City Processes Likely Defeat of Cheval Blanc Beverly Hills Project

The likely defeat of the proposed Cheval Blanc Beverly Hills hotel project in last week’s special election was a moment of great celebration for some residents and of profound disappointment for others.

The May 23 special election results reveal a razor thin margin of around 125 votes separating the approximately 49.10% of voters in favor of the project and the 50.90% against it. The election drew a 31.71% voter participation rate with 7,028 ballots recorded, per the first post-election ballot count update on May 26.

The Los Angeles County Registrar-Recorder/County Clerk is scheduled to certify the election during a final ballot count update on June 2, which may show slight changes in vote totals but is unlikely to shift the outcome.

The ultra-luxurious development was proposed by LVMH Moët Hennessy Louis Vuitton and consisted of a nine-story hotel with 109 rooms, two restaurants and a private club on a 1.3-acre parcel of land on Rodeo Drive and S. Santa Monica Boulevard.

Supporters believed the glamorous project would elevate the city’s brand and praised the estimated $750 million in revenue it would generate for the city over 30 years. Detractors thought the mega development would disrupt the character of the neighborhood and clog up the roads, while some also criticized the fact that the development agreement didn’t require LVMH to fund affordable housing.

Representatives for the pro-Cheval Blanc ‘Yes on B&C’ campaign said on May 26 that if the final results confirm the defeat, they will not bring the hotel project back in any form.

This outcome was a blow for the four out of five Beverly Hills City Councilmembers who championed the project.

“I believe our community lost an incredible attraction to Rodeo Drive, one which would have provided additional funding for vital city services in the future,” Mayor Dr. Julian Gold told the Courier. “While there may be different views on this project, I believe this was a once in a lifetime lost opportunity.”

This sentiment was echoed by Councilmember Lili Bosse, who served as mayor when the council approved the project in November 2022 and was one of its biggest proponents.

“It is a devastating loss for Beverly Hills and the future generations of our city,” Bosse told the Courier. “I will forever be proud that I stood up for what I believe is best for the quality of life for our community that is our beloved home.”
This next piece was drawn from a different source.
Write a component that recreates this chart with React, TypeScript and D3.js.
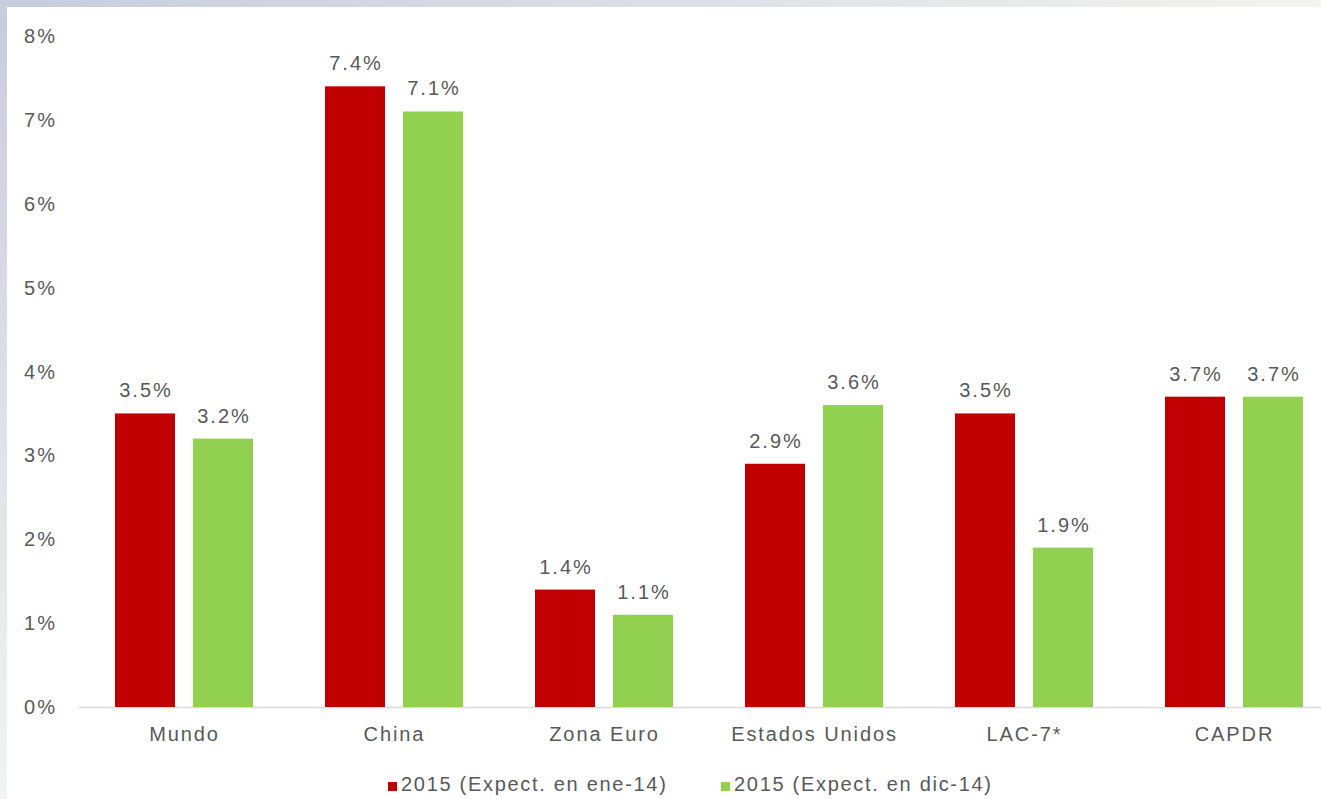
import React from "react";
import * as d3 from "d3";

const categories = ["Mundo", "China", "Zona Euro", "Estados Unidos", "LAC-7*", "CAPDR"];
const seriesNames = ["2015 (Expect. en ene-14)", "2015 (Expect. en dic-14)"];
const expectEne14 = [3.5, 7.4, 1.4, 2.9, 3.5, 3.7];
const expectDic14 = [3.2, 7.1, 1.1, 3.6, 1.9, 3.7];
const yTicks = [0, 1, 2, 3, 4, 5, 6, 7, 8];
const colors = ["#C00000", "#92D050"];

const W = 1321;
const H = 799;
const FONT = "'Liberation Sans', Arial, sans-serif";
const TEXT = "#595959";

export default function App() {
  const x = d3.scaleBand<string>().domain(categories).range([78.5, 1338.5]).paddingInner(0).paddingOuter(0);
  const inner = d3
    .scaleBand<number>()
    .domain([0, 1])
    .range([36.5, x.bandwidth() - 35.5])
    .paddingInner(18 / 78);
  const y = d3.scaleLinear().domain([0, 8]).range([707, 36]);
  const series = [expectEne14, expectDic14];

  return (
    <svg
      width={W}
      height={H}
      style={{ position: "absolute", left: 0, top: 0, display: "block" }}
      fontFamily={FONT}
    >
      <defs>
        <linearGradient id="frame" x1="0" y1="0" x2="1" y2="0.4">
          <stop offset="0" stopColor="#c6cddb" />
          <stop offset="0.5" stopColor="#dfe2e8" />
          <stop offset="1" stopColor="#fbfaf0" />
        </linearGradient>
        <linearGradient id="frameL" x1="0" y1="0" x2="0" y2="1">
          <stop offset="0" stopColor="#c6cddb" />
          <stop offset="1" stopColor="#f2f3f6" />
        </linearGradient>
      </defs>
      <rect x={0} y={0} width={W} height={H} fill="url(#frame)" />
      <rect x={0} y={0} width={7} height={H} fill="url(#frameL)" />
      <rect x={7} y={7} width={W - 7} height={H - 7} fill="#ffffff" />

      {/* y tick labels */}
      {yTicks.map((t) => (
        <text
          key={t}
          x={57}
          y={y(t) + 7}
          textAnchor="end"
          fontSize={20}
          letterSpacing={2}
          fill={TEXT}
        >
          {t + "%"}
        </text>
      ))}

      {/* baseline */}
      <line x1={79} x2={W} y1={y(0) + 0.5} y2={y(0) + 0.5} stroke="#d9d9d9" strokeWidth={1.5} />

      {/* bars */}
      {categories.map((c, i) => (
        <g key={c} transform={`translate(${x(c)},0)`}>
          {series.map((s, k) => (
            <g key={k}>
              <rect
                x={inner(k)}
                y={y(s[i])}
                width={inner.bandwidth()}
                height={y(0) - y(s[i])}
                fill={colors[k]}
              />
              <text
                x={(inner(k) as number) + inner.bandwidth() / 2 + 1}
                y={y(s[i]) - 16}
                textAnchor="middle"
                fontSize={20}
                letterSpacing={2}
                fill={TEXT}
              >
                {s[i].toFixed(1) + "%"}
              </text>
            </g>
          ))}
          <text
            x={x.bandwidth() / 2 + 1}
            y={741}
            textAnchor="middle"
            fontSize={20}
            letterSpacing={1.9}
            fill={TEXT}
          >
            {c}
          </text>
        </g>
      ))}

      {/* legend */}
      {seriesNames.map((n, k) => {
        const lx = k === 0 ? 388 : 721;
        return (
          <g key={n}>
            <rect x={lx} y={782} width={9} height={9} fill={colors[k]} />
            <text x={lx + 13} y={791} fontSize={20} letterSpacing={1.7} fill={TEXT}>
              {n}
            </text>
          </g>
        );
      })}
    </svg>
  );
}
Vice Mayor Lester Friedman told the Courier that arguments against the development agreement for the project were misguided.

“Any other city would have had to provide financial and monetary incentives to the developer for the opportunity to have the first Cheval Blanc hotel in North America,” he told the Courier. “The city’s negotiating team not only extracted $28 million up front from the developer but also, based upon conservative independent analysis, would stand to receive over $750 million over the next 30 years.”

With this $750 million no longer in the picture, Gold said the city will need to reassess its long-term financial planning in order to be able to continue supporting services at the level residents love and expect.

“Either you find a way to replace it (the revenue), which probably isn’t going to be so simple, or we are going to have to reduce something by that same amount of money,” he said.

Gold is also worried that the outcome of the special election will discourage other investors from bringing ambitious projects to the city.

“It’s a message to others to stay away from Beverly Hills, it’s a hard place to get stuff done,” he said.

Councilmember John Mirisch, the sole elected who sided with the “No on B&C” campaign, drew his own conclusions from the outcome.

“It’s a sign that many in our community didn’t allow themselves to be manipulated and that they saw through and rejected the arrogance and self-entitlement that fueled this project,” Mirisch told the Courier.

The lack of an affordable housing fund also figured prominently in the opposition to the project.

“We believe the city’s priorities should be building affordable housing and addressing the climate crisis, not changing development rules to make it easier to build luxury commercial projects,” said UNITE HERE Local 11 Co-President Kurt Petersen in a statement following the May 26 election update. That union was instrumental in gathering signatures on the petitions needed to launch the special election.

Gold told the Courier that while he supports building affordable housing, it would be irresponsible to fold such a specific request into a long-term development agreement.

“We’ve never done that, we’ve always left discretion on how we spend our money to the council,” he said. “There was no reason to earmark money today not knowing what the future is and how we would want to spend money in the future.”

Former Planning Commission Chair Peter Ostroff, who played a key role in evaluating the proposed project for the city, spoke to the Courier about opportunities missed. He pointed to the argument that the project would somehow sacrifice “community values” for the sake of a commercial brand. That argument was misguided, said Ostroff, though it may have ultimately had a hand in convincing voters to side against the hotel.

Ostroff noted that luxury brands help sustain “everything that’s special” about Beverly Hills—including its first-rate schools, police protection, fire protection and talented city staff—and pointed to the fact that 70% to 80% of the city’s revenue is provided by commercial activity.

“The value of the [LVMH] brand, which is tremendous, was going to be provided to residents,” said Ostroff. “Of every dollar spent in that hotel, 20 cents would go to the city of Beverly Hills and that was going to be all because of the brand.”